Eis o primeiro mandamento da elegância goiabal: sua vida sexual é a coisa mais interessante do mundo, mesmo que ela se resuma à mesa-redonda do Roberto Avallone. Quem ousa não se interessar por ela é broxa, frígida, boko-moko ou tudo isso junto. Mencione-a no maior número possível de ocasiões. Por exemplo: seu carro é multado pelo guarda de trânsito. Em vez de pedir que o homem da lei faça vista grossa à sua infração, diga simplesmente: "Ah, que multa chata. Mas não me importo, porque quando eu chegar em casa vou brincar de canguru perneta com a patroa. Ela é uma potranca fogosa, sabia?". Ocasiões descontraídas, como o churrasco da firma, são excelentes oportunidades para você exercitar sua inteligência e seu wit ("Heleninha, eu sabia que você era chegada numa lingüiça"). Blogs confessionais também ajudam.

Mais uma coisa, esta relativa à linguagem.
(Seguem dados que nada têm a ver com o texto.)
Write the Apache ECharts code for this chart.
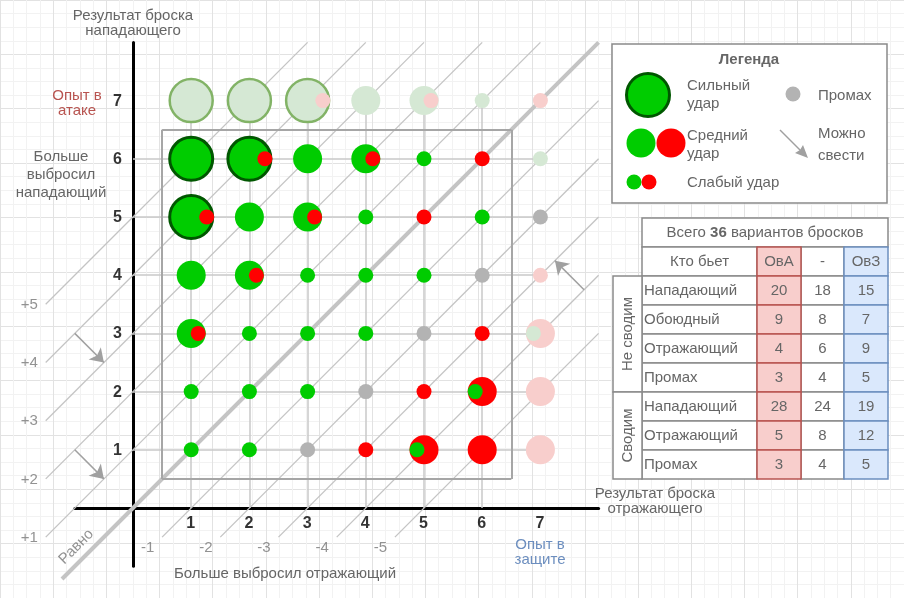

O goiaba elegante sabe que "entre quatro paredes vale tudo", mas, em público, não diz que "faz sexo", "transa", "trepa", "funhanha" ou "furunfa". "Canguru perneta" e outras gírias citadas em peças do Miguel Falabella caem bem, mas melhor mesmo é usar, como Jane e Herondy, a expressão "fazer amor gostosinho". E toda hora é hora de deixar isso bem claro. Eis aqui outro exemplo: uma reunião de amigos. O anfitrião pergunta: "Já vai embora? Fique mais um pouquinho". Se você for casado e estiver com sua mulher, responda: "Ah, bem que eu gostaria, mas hoje não posso. Preciso ir pra casa, onde eu e minha espôusa vamos fazer muito amor gostosinho. Né, bem?".